I've seen a couple of questions over the last few days that have used mysqli but where the answers appear to have not recognised the difference between $stmt->execute() and $db->query().

As I understand it, there are two differing models for accessing results in mysqli.

This one uses raw SQL and requires the programmer to escape the input to prevent SQL injection attacks, but allows the programmer to retrieve an associative array (or a plain array) containing column => value mappings:

$result_set = $db->query("SAFE SQL QUERY HERE");
while ($row = $result_set->fetch_assoc()) {
     # do something with $row['fieldname'];
}  

Alternatively, you can do this, which allows nice binding of parameters and results, but cannot (AFAIK) give you any sort of simple array result:

$stmt = $db-prepare("SQL QUERY WITH ? PLACEHOLDERS");
$stmt->bind_param("s", $input_variable);
$stmt->execute();
$stmt->bind_results($output_col1, $output_col2);
while ($stmt->fetch()) {
     # do something with $output_col1 and $output_col2
}

My question is - is there any way with mysqli to get the simple array output shown in the first pattern, but whilst still using safely bound input parameters as per the second pattern?

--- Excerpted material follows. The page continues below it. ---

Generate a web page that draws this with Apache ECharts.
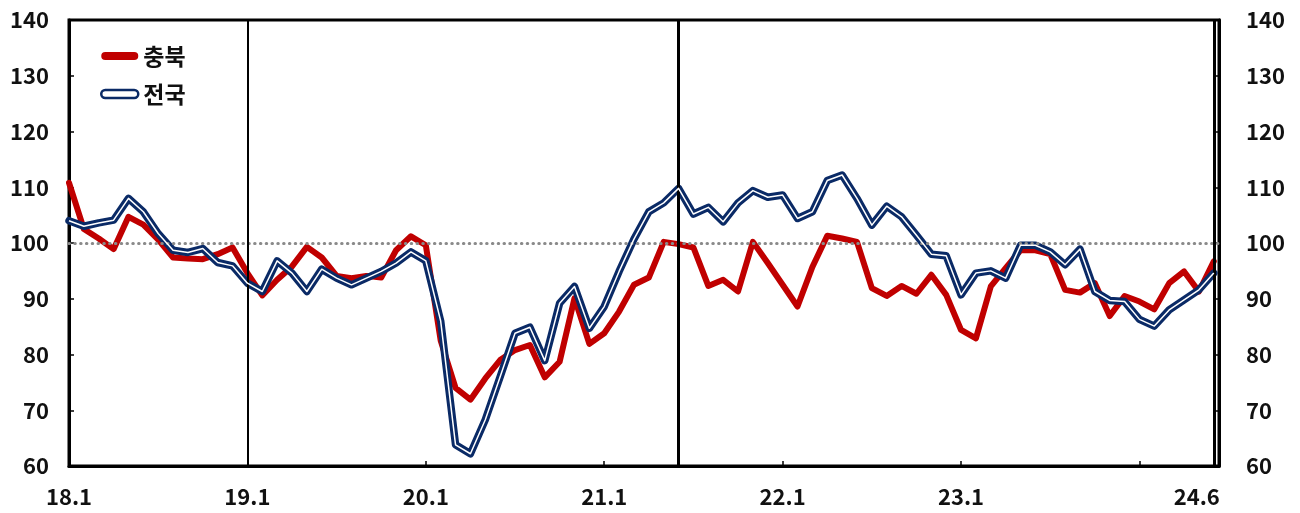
<!DOCTYPE html>
<html>
<head>
<meta charset="utf-8">
<script src="https://cdn.jsdelivr.net/npm/echarts@6/dist/echarts.min.js"></script>
<style>
html,body{margin:0;padding:0;background:#fff;}
#chart{width:1300px;height:513px;}
</style>
</head>
<body>
<div id="chart"></div>
<script>
// Monthly index, 2018.1 - 2024.6 (78 months)
const chungbuk = [
  110.8, 102.5, 100.8, 98.9, 104.7, 103.3, 100.6, 97.4, 97.2, 97.1, 98.0, 99.2,
  94.6, 90.6, 93.4, 95.8, 99.3, 97.4, 94.1, 93.7, 94.1, 93.8, 98.7, 101.2,
  99.6, 82.5, 74.0, 71.9, 75.7, 79.0, 80.8, 81.7, 75.9, 78.7, 90.1, 81.9,
  83.8, 87.7, 92.5, 93.8, 100.2, 99.8, 99.2, 92.3, 93.4, 91.3, 100.2, 96.4,
  92.5, 88.6, 95.7, 101.3, 100.8, 100.2, 91.9, 90.5, 92.3, 90.9, 94.3, 90.7,
  84.4, 82.9, 92.2, 95.5, 98.7, 98.7, 98.0, 91.6, 91.1, 92.8, 86.9, 90.5,
  89.5, 88.1, 92.8, 94.9, 91.3, 96.7
];
const national = [
  104.0, 103.0, 103.6, 104.1, 108.0, 105.6, 101.7, 98.7, 98.3, 99.0, 96.5, 95.9,
  92.8, 91.3, 96.8, 94.6, 91.3, 95.3, 93.7, 92.5, 93.7, 94.9, 96.4, 98.4,
  96.8, 86.0, 63.8, 62.2, 68.3, 76.0, 83.8, 84.9, 78.9, 89.2, 92.2, 84.7,
  88.6, 94.9, 100.7, 105.6, 107.2, 109.8, 105.2, 106.4, 103.8, 107.2, 109.4, 108.2,
  108.6, 104.4, 105.6, 111.2, 112.2, 108.0, 103.2, 106.6, 104.7, 101.4, 98.0, 97.7,
  90.7, 94.6, 95.0, 93.7, 99.6, 99.6, 98.4, 96.1, 98.9, 91.3, 89.7, 89.5,
  86.3, 85.1, 88.0, 89.8, 91.6, 94.6
];
// x tick labels (month index from 18.1) and positions
const xLabelPos = [0, 12, 24, 36, 48, 60, 77];
const xLabelText = ['18.1', '19.1', '20.1', '21.1', '22.1', '23.1', '24.6'];
const xTickPos = [12, 24, 36, 48, 60, 72];
const vLines = [12, 41, 77];
const baseLine = 100;
const seriesNames = ['충북', '전국'];

const RED = '#C00000';
const NAVY = '#0A2A66';
const FONT = '"Noto Sans CJK KR", "Noto Sans", sans-serif';

const toPairs = arr => arr.map((v, i) => [i, v]);

const chart = echarts.init(document.getElementById('chart'), null, {renderer: 'canvas'});

const yAxisCommon = {
  type: 'value', min: 60, max: 140, interval: 10,
  axisLine: {show: true, lineStyle: {color: '#000', width: 3}},
  axisTick: {show: true, inside: true, length: 5, lineStyle: {color: '#000', width: 1.5}},
  splitLine: {show: false},
  axisLabel: {color: '#111', fontSize: 22, fontWeight: 'bold', fontFamily: FONT}
};

chart.setOption({
  animation: false,
  backgroundColor: '#fff',
  grid: {left: 69, right: 81, top: 20, bottom: 47, show: true, borderColor: '#000', borderWidth: 3, backgroundColor: 'transparent'},
  legend: {
    orient: 'vertical', left: 95, top: 38,
    itemWidth: 37, itemHeight: 8, itemGap: 12,
    textStyle: {fontSize: 23, fontWeight: 'bold', color: '#111', fontFamily: FONT, lineHeight: 26},
    data: [
      {name: seriesNames[0], icon: 'path://M4,0 L33,0 A4,4 0 0 1 33,8 L4,8 A4,4 0 0 1 4,0 Z', itemStyle: {color: RED}},
      {name: seriesNames[1], icon: 'path://M4,0 L33,0 A4,4 0 0 1 33,8 L4,8 A4,4 0 0 1 4,0 Z', itemStyle: {color: '#fff', borderColor: NAVY, borderWidth: 2.5}}
    ]
  },
  xAxis: {
    type: 'value', min: 0, max: 77.35,
    axisLine: {show: true, onZero: false, lineStyle: {color: '#000', width: 3}},
    axisTick: {show: true, inside: true, length: 5, customValues: xTickPos, lineStyle: {color: '#000', width: 1.5}},
    splitLine: {show: false},
    axisLabel: {
      customValues: xLabelPos,
      margin: 20,
      color: '#111', fontSize: 22, fontWeight: 'bold', fontFamily: FONT,
      formatter: v => {
        const k = xLabelPos.indexOf(Math.round(v));
        if (k < 0) return '';
        return k === xLabelPos.length - 1 ? '{e|' + xLabelText[k] + '}' : xLabelText[k];
      },
      rich: {e: {fontSize: 22, fontWeight: 'bold', fontFamily: FONT, color: '#111', padding: [0, 34, 0, 0]}}
    }
  },
  yAxis: [
    Object.assign({position: 'left'}, yAxisCommon, {axisLabel: Object.assign({}, yAxisCommon.axisLabel, {margin: 20})}),
    Object.assign({position: 'right'}, yAxisCommon, {axisLabel: Object.assign({}, yAxisCommon.axisLabel, {margin: 27})})
  ],
  series: [
    {
      name: seriesNames[0], type: 'line', data: toPairs(chungbuk), showSymbol: false, symbol: 'none',
      lineStyle: {color: RED, width: 6, join: 'round', cap: 'round'}, itemStyle: {color: RED}, z: 3,
      markLine: {
        silent: true, symbol: 'none', label: {show: false}, animation: false,
        data: [
          {yAxis: baseLine, lineStyle: {color: '#8a8a8a', width: 3, type: [0.5, 5.3], cap: 'round'}},
          {xAxis: vLines[0], lineStyle: {color: '#000', width: 2, type: 'solid'}},
          {xAxis: vLines[1], lineStyle: {color: '#000', width: 3, type: 'solid'}},
          {xAxis: vLines[2], lineStyle: {color: '#000', width: 3, type: 'solid'}}
        ]
      }
    },
    {
      name: seriesNames[1], type: 'line', data: toPairs(national), showSymbol: false, symbol: 'none',
      lineStyle: {color: NAVY, width: 7.5, join: 'round', cap: 'round'}, itemStyle: {color: NAVY}, z: 4
    },
    {
      name: seriesNames[1] + ' ', type: 'line', data: toPairs(national), showSymbol: false, symbol: 'none',
      lineStyle: {color: '#fff', width: 1.5, join: 'round'}, itemStyle: {color: '#fff'}, z: 5
    }
  ]
});
</script>
</body>
</html>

I can't find anyway to do this (other than using PDO instead!).

Was it helpful?

Solution

There are multiple implementations of a function to do this sort of thing in the comments on this page of the php manual: mysqli_stmt::fetch

OTHER TIPS

Alnitak,

AFAIK, you cannot bind an entire array to the fetched results automatically. Unfortunately. However, if you're looking for array behavior out of it (presumably so it's easier to pass the results around), you could try this:

<?php
 $dbh = new mysqli( ... );
 $arr = array();
 if( $stmt = $dbh->prepare( 'SELECT id, email FROM email_list' );
 {
  $stmt->execute();
  $stmt->bind_result( $arr['id'], $arr['email'] );

  while( $stmt->fetch() )
   DoSomething( $arr );
 }
?>

This will give you the behavior you requested, above. It will not, however, dynamically bind array fields to associative indeces in the array -- that is, you must specify that id be bound to $arr['id'], etc.

If dynamic binding to the associative indeces is really required by your scenario, you could always write a simple class that would first parse the query for the selected fields, then setup the assoc array indeces, then perform the query.

I would say no. Thought I haven't worked with mysqli or prepared statements a ton, I believe that each step in your second example is discrete and necessary. The only consolation I can give you is that your first example glossed over some SQL escaping that you can safely and truly ignore in your second example.